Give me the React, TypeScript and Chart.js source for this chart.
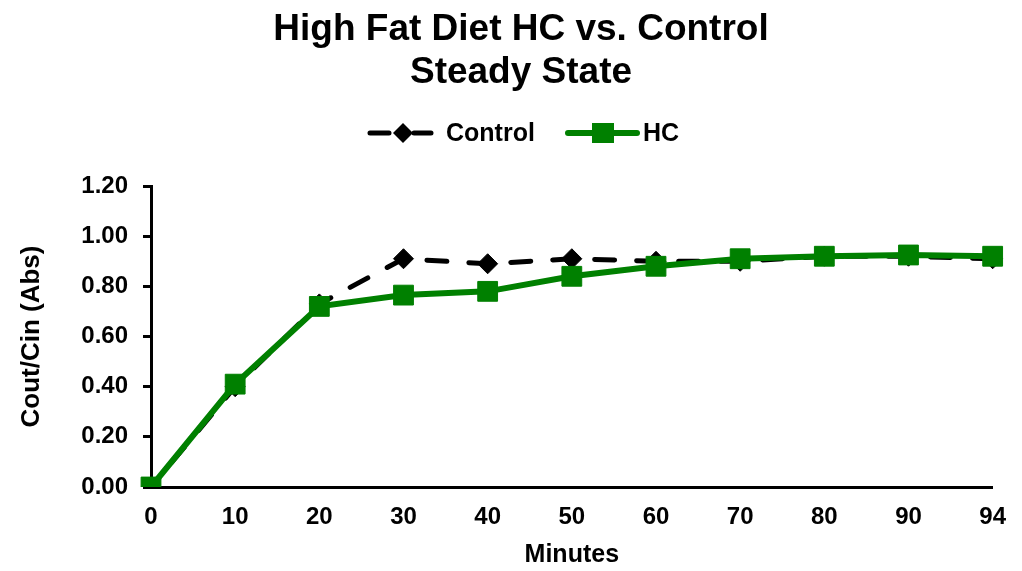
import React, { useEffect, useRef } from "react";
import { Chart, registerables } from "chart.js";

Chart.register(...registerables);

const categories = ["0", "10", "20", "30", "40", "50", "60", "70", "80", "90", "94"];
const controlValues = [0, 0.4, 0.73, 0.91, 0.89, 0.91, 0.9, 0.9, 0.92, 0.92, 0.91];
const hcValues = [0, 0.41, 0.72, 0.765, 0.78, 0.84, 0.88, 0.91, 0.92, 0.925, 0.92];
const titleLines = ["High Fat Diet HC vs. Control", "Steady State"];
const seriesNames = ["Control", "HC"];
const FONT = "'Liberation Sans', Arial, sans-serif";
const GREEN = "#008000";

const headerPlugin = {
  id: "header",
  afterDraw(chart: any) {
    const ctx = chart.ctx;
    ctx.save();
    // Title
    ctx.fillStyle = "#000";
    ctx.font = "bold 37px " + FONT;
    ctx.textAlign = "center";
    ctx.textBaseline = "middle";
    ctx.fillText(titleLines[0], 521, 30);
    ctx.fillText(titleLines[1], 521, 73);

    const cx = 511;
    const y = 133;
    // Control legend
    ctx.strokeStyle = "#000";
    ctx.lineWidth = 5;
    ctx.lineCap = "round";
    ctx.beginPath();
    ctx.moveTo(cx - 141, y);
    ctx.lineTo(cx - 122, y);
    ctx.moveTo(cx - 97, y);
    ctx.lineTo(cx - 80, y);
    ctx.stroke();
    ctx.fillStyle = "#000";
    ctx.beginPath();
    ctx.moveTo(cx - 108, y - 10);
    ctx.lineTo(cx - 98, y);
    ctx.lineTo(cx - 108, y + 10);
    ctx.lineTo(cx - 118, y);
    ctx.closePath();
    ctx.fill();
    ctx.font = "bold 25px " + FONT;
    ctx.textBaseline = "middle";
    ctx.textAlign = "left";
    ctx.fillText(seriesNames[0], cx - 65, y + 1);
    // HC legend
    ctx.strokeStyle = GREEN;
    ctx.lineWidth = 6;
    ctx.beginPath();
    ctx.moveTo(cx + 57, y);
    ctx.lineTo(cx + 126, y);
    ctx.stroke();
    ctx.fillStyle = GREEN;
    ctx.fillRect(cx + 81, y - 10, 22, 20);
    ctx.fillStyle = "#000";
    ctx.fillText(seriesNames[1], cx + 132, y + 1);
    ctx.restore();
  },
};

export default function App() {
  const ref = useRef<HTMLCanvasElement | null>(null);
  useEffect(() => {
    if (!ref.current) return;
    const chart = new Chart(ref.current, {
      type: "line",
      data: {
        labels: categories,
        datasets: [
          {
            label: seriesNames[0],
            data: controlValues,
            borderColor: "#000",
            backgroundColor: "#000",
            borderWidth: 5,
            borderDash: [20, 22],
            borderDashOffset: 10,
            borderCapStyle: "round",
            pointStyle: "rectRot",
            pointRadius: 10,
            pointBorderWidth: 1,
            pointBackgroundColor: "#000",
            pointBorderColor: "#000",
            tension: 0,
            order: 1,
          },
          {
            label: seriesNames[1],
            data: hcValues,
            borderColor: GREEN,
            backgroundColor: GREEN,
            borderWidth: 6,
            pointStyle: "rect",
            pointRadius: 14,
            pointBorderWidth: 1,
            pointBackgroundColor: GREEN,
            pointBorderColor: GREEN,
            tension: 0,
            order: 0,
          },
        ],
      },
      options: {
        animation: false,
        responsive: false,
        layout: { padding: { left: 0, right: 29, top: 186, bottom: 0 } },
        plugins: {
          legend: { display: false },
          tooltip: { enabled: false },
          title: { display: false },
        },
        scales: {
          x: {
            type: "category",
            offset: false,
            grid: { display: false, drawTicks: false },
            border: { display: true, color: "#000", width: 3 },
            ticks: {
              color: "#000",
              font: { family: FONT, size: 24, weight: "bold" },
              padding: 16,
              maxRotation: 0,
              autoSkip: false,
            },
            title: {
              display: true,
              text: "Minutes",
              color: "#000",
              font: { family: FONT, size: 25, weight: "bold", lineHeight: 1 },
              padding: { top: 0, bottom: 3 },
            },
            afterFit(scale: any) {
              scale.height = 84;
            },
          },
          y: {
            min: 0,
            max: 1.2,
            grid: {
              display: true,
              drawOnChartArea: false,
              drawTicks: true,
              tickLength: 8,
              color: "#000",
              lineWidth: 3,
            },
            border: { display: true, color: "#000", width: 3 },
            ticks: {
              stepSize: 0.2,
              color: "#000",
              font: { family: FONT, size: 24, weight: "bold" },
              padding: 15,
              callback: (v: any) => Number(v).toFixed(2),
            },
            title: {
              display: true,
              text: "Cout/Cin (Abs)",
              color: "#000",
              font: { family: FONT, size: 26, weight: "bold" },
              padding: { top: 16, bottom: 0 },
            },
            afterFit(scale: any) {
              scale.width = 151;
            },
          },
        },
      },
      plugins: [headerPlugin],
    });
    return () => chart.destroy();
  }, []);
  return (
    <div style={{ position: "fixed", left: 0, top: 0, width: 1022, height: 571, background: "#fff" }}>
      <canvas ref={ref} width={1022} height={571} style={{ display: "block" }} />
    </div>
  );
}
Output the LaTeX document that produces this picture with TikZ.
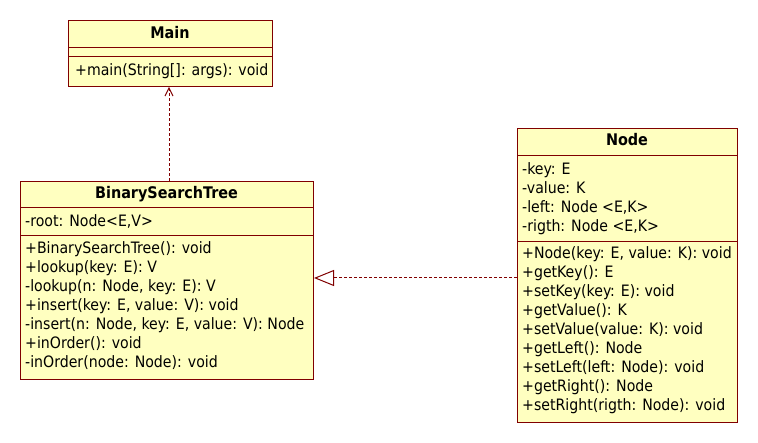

++++++++

Set problem. Repeat only what lies between the start of the data and the end of the line containing "ctx.fillText(titleLines[1], 521, 73);", exactly, with pictures left out.

Reply to the task.
Give me the React, TypeScript and Chart.js source for this chart.
import React, { useEffect, useRef } from "react";
import { Chart, registerables } from "chart.js";

Chart.register(...registerables);

const categories = ["0", "10", "20", "30", "40", "50", "60", "70", "80", "90", "94"];
const controlValues = [0, 0.4, 0.73, 0.91, 0.89, 0.91, 0.9, 0.9, 0.92, 0.92, 0.91];
const hcValues = [0, 0.41, 0.72, 0.765, 0.78, 0.84, 0.88, 0.91, 0.92, 0.925, 0.92];
const titleLines = ["High Fat Diet HC vs. Control", "Steady State"];
const seriesNames = ["Control", "HC"];
const FONT = "'Liberation Sans', Arial, sans-serif";
const GREEN = "#008000";

const headerPlugin = {
  id: "header",
  afterDraw(chart: any) {
    const ctx = chart.ctx;
    ctx.save();
    // Title
    ctx.fillStyle = "#000";
    ctx.font = "bold 37px " + FONT;
    ctx.textAlign = "center";
    ctx.textBaseline = "middle";
    ctx.fillText(titleLines[0], 521, 30);
    ctx.fillText(titleLines[1], 521, 73);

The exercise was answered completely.